After hosting the company's management for a series of meetings with institutional investors, Mr. Chamoun said he now possesses greater conviction in his financial forecast for Bombardier, which he said will support a higher share price.

Accordingly, he upgraded his rating for the stock to "outperform" from "market perform."

"To be clear, this is a high risk turnaround story with elevated financial leverage, product development risk associated with Global 7000 (albeit moderate versus past several years), and arguably more intense than historical competitive pressures in certain parts of the business," said Mr. Chamoun. "We do believe, however, that the senior leadership team has sufficiently moved the needle in its ongoing restructuring efforts to deliver on 2018 financial targets of significant operating margin improvement and break even free cash flow. We believe that as the heavy product development cycle ends in 2018, revenue growth should begin to re-accelerate providing for greater coverage of overhead costs and underpinning further margin improvements, particularly in the aerospace segment."

The analyst believes Bombardier is now on track to deliver earnings before interest and taxes (EBIT) of $560-million in fiscal 2017, versus the company's guidance of $530-million to $630-million. He added "highly visible costs take out actions" should bring EBIT to approximately $900-million by early 2019."

"From 2019, a revenue ramp-up phase should begin to occur as Global 7000 enters service with projected EBIT contribution of $300-$350-million by 2020," said Mr. Chamoun. "The CSeries production ramp-up should improve losses in the segment from around $400-million in F2016, to $250-million in F2018 and neutral by 2020. The revenues associated with this ramp-up are in the backlog to a large degree but achieving delivery targets remains execution dependent.

"Transportation has improved profitability faster than anticipated with further runway for growth from both revenue ramp-up as well as additional costs reductions."

Mr. Chamoun maintained a target price for the stock of $2.75. The analyst average target is $2.85, according to Bloomberg data.

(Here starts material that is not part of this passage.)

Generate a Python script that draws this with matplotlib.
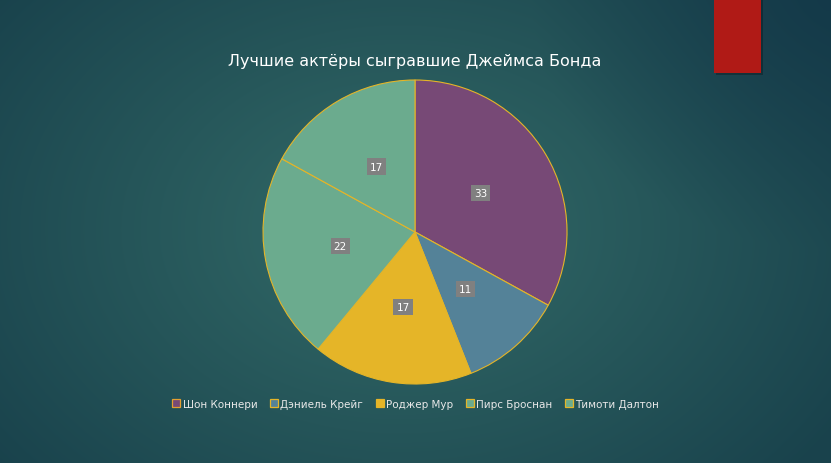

"As mentioned earlier, we believe that the new senior leadership team has sufficiently moved the needle in its ongoing restructuring efforts to deliver on 2018 financial targets of significant operating margin improvement and break even free cash flow," he said. "We believe that as the heavy product development cycle ends in 2018, revenue growth should begin to re-accelerate providing for greater coverage of overhead costs and underpinning further margin improvements, particularly in the aerospace segment. Our analysis suggests near-term upside to $2.75 and the potential upside from this self-help story could result in a $5-plus share price if management is successful in its turnaround. This price is derived from our base-case scenario, which is based on revenue targets that are less aggressive than those in management's plan. If Bombardier achieves its revenue and EBIT targets under its 2020 Transformation plan, there is potential upside to $7 in value per share. While we estimate that EBIT will improve to about $804-million by 2018 from an estimated $564-million in F2017, notable improvements in the credit metrics and financial risk profile will not be fully realized until around 2019-2020, when EBIT is expected to almost double to approximately $1.5 billion from the 2018 level.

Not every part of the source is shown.